I love Genz Benz bass gear. It has 'sizzle' and weight. Big notes. Bass is about all I'm playing these days so I want a good rig. Curious about the new Genzler stuff but I'm beyond fine for now. I'm blessed actually - I now have small, medium, and large Genz Benz rigs. 2 heads and 5 different speaker combinations giving me 300 to 1200 watts. Name a room and I'm ready. 

BTW - Kelowna: my new cab and I will be at Fernandos tonight. (Dec 1st) Come on down. 1 Alpha One is going to rock it out.


----------



## Spinedriver (Mar 19, 2016)

On a lighter note, I did manage to score an MXR 10 band eq for $110 (including the adapter and the original box) which was a pleasant surprise. Also on the radar there is a brand new PRS SE Mark Tremonti in Trans Red for $529 marked down from $799. The only downside to it is that the neck is like a freakin' baseball bat. (My other guitars are an Ibanez RGD320 and a Fernandes Ravelle, so the necks are fairly thin in comparison).


----------



## keithb7 (Dec 28, 2006)

I have issues with Black Friday, Cyber Monday, Boxing Day, Canada Day, Half-Way to Boxing Day, add nauseum sales. Retail drives me bonkers. Every darn weekend radio stations are on some site for a massive blow out sale. This week I literally turned off the car radio twice. The BS they trying to dole out drives me nuts. The ad went on to say that the Black Friday sale was so succesful, so many people came in, that they begged manufacturers to hold the low prices for another week! But hurry in, they sternly said, for only another 3 days can you get the lowest prices ever seen. The prices are so low they can't advertise them....Really? Come on. Do they really believe we're all that stupid? Next weekend it'll be the biggest ever Christmas sale. Or, year end blow out inventory sale. I really couldn't care less.

My local L&M seems to have the same little tables of kibble & bits on sale every time. Just like others here have said. I rarely ever buy new. This year on the BF sale day, I saved $150 by buying a used "Hall Of Fame" reverb pedal on Kijiji lol.

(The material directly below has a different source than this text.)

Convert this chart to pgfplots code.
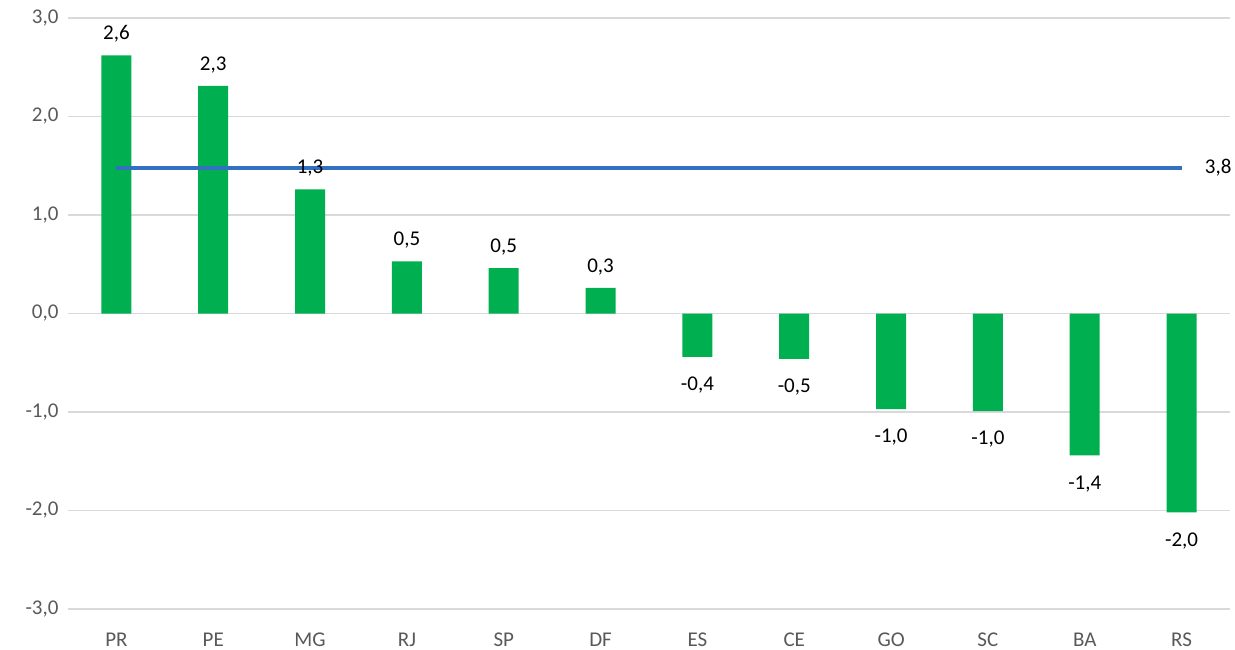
\documentclass[border=0pt]{standalone}
\usepackage{pgfplots}
\pgfplotsset{compat=1.18}
\usepackage{fontspec}
\setmainfont{Carlito}
\definecolor{barg}{HTML}{00B050}
\definecolor{lineb}{HTML}{3470C0}
\definecolor{gridg}{HTML}{D9D9D9}
\definecolor{tickg}{HTML}{595959}
\begin{document}
\begin{tikzpicture}[x=1pt,y=1pt]
\begin{axis}[
  at={(0,0)}, anchor=south west,
  scale only axis, width=1162pt, height=591pt,
  xmin=-0.5, xmax=11.5, ymin=-3, ymax=3,
  axis line style={draw=none},
  tick style={draw=none},
  ymajorgrids, grid style={gridg, line width=1.3pt},
  ytick={-3,-2,...,3},
  yticklabel style={text=tickg, font=\fontsize{21}{24}\selectfont, xshift=-6pt},
  yticklabel={\pgfmathprintnumber[fixed,fixed zerofill,precision=1,use comma]{\tick}},
  /pgf/number format/assume math mode=true,
  xtick={0,...,11},
  xticklabels={PR,PE,MG,RJ,SP,DF,ES,CE,GO,SC,BA,RS},
  xticklabel style={text=tickg, font=\fontsize{21}{24}\selectfont, yshift=-20pt},
  clip=false,
]
\addplot[ybar, bar width=30pt, bar shift=0pt, fill=barg, draw=none,
  point meta=explicit symbolic,
  nodes near coords,
  every node near coord/.append style={font=\fontsize{21}{24}\selectfont, text=black, anchor=south, inner sep=0pt, yshift=13pt}]
coordinates {
(0,2.62) [2,6]
(1,2.31) [2,3]
(2,1.26) [1,3]
(3,0.53) [0,5]
(4,0.46) [0,5]
(5,0.26) [0,3]
};
\addplot[ybar, bar width=30pt, bar shift=0pt, fill=barg, draw=none,
  point meta=explicit symbolic,
  nodes near coords,
  every node near coord/.append style={font=\fontsize{21}{24}\selectfont, text=black, anchor=north, inner sep=0pt, yshift=-20pt}]
coordinates {
(6,-0.44) [-0,4]
(7,-0.46) [-0,5]
(8,-0.97) [-1,0]
(9,-0.99) [-1,0]
(10,-1.44) [-1,4]
(11,-2.02) [-2,0]
};
\addplot[lineb, line width=4pt, mark=none]
coordinates {(0,1.48) (11,1.48)}
node[pos=1, anchor=west, xshift=18pt, text=black, font=\fontsize{21}{24}\selectfont] {3,8};
\end{axis}
\pgfresetboundingbox
\path[use as bounding box] (-68,-40) rectangle (1167,609);
\end{tikzpicture}
\end{document}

So I fell in love with the tone fron a Vox AC10 recently. If L&M puts it on sale I don't think I can restrain myself. I'll buy one. I could be waiting a long time before they put it on sale, if ever. I don't need it so I'll wait until the right deal comes along. Used or otherwise.


----------



## pattste (Dec 30, 2007)

I bought a Polytune 2 from Moog Audio for $119 ($20 off the regular price). I also bought a lot of music from livedownloads.com at 50% off. Unfortunately, 3-set shows were excluded from the sale and that's a lot of the Phish catalog.


----------



## the5chord (Oct 7, 2011)

I bought a used American Special Tele off Kijiji for $500. Best I could do for Black Friday. Came with a stand, vox coily cable, gig bag and a BBE sonic maximizer. I think it was a good deal


----------



## Spinedriver (Mar 19, 2016)

keithb7 said:


> I have issues with Black Friday, Cyber Monday, Boxing Day, Canada Day, Half-Way to Boxing Day, add nauseum sales. Retail drives me bonkers. Every darn weekend radio stations are on some site for a massive blow out sale. This week I literally turned off the car radio twice. The BS they trying to dole out drives me nuts. The ad went on to say that the Black Friday sale was so succesful, so many people came in, that they begged manufacturers to hold the low prices for another week! But hurry in, they sternly said, for only another 3 days can you get the lowest prices ever seen. The prices are so low they can't advertise them....Really? Come on. Do they really believe we're all that stupid? Next weekend it'll be the biggest ever Christmas sale. Or, year end blow out inventory sale. I really couldn't care less.


Unless it's CBC once in a blue moon, I can't remember the last time I ever turned on a 'commercial' radio station. Not only do they not play music I'd want to listen to but as you said, it's RIFE with annoying commercials.


----------



## AndySertin (Oct 17, 2016)

L&McQ sales were a joke.....


----------



## Spinedriver (Mar 19, 2016)

On a cool note, I went in a few days ago to check out a guitar that they said had in stock at the store online but ended up that they couldn't find it anywhere in the store. Having that not pan out, I took a look at the pedal cabinet and as it turns out, the TC Flashback Triple Delay that they had on for $254, ended up back in the cabinet because the guy who had put it on layaway decided not to get it. Going from a Zoom MS-70 to this thing is quite the jump in quality, I must say.


----------



## bzrkrage (Mar 20, 2011)

AndySertin said:


> L&McQ sales were a joke.....


There are better deals on used stuff on any random Thursday, than what was at the sale this year!


Sent from my other other brain.


----------



## Spinedriver (Mar 19, 2016)

bzrkrage said:


> There are better deals on used stuff on any random Thursday, than what was at the sale this year!
> 
> 
> Sent from my other other brain.


How much ya wanna bet they'll have EXACTLY the same things on 'sale' for "Boxing Week".


----------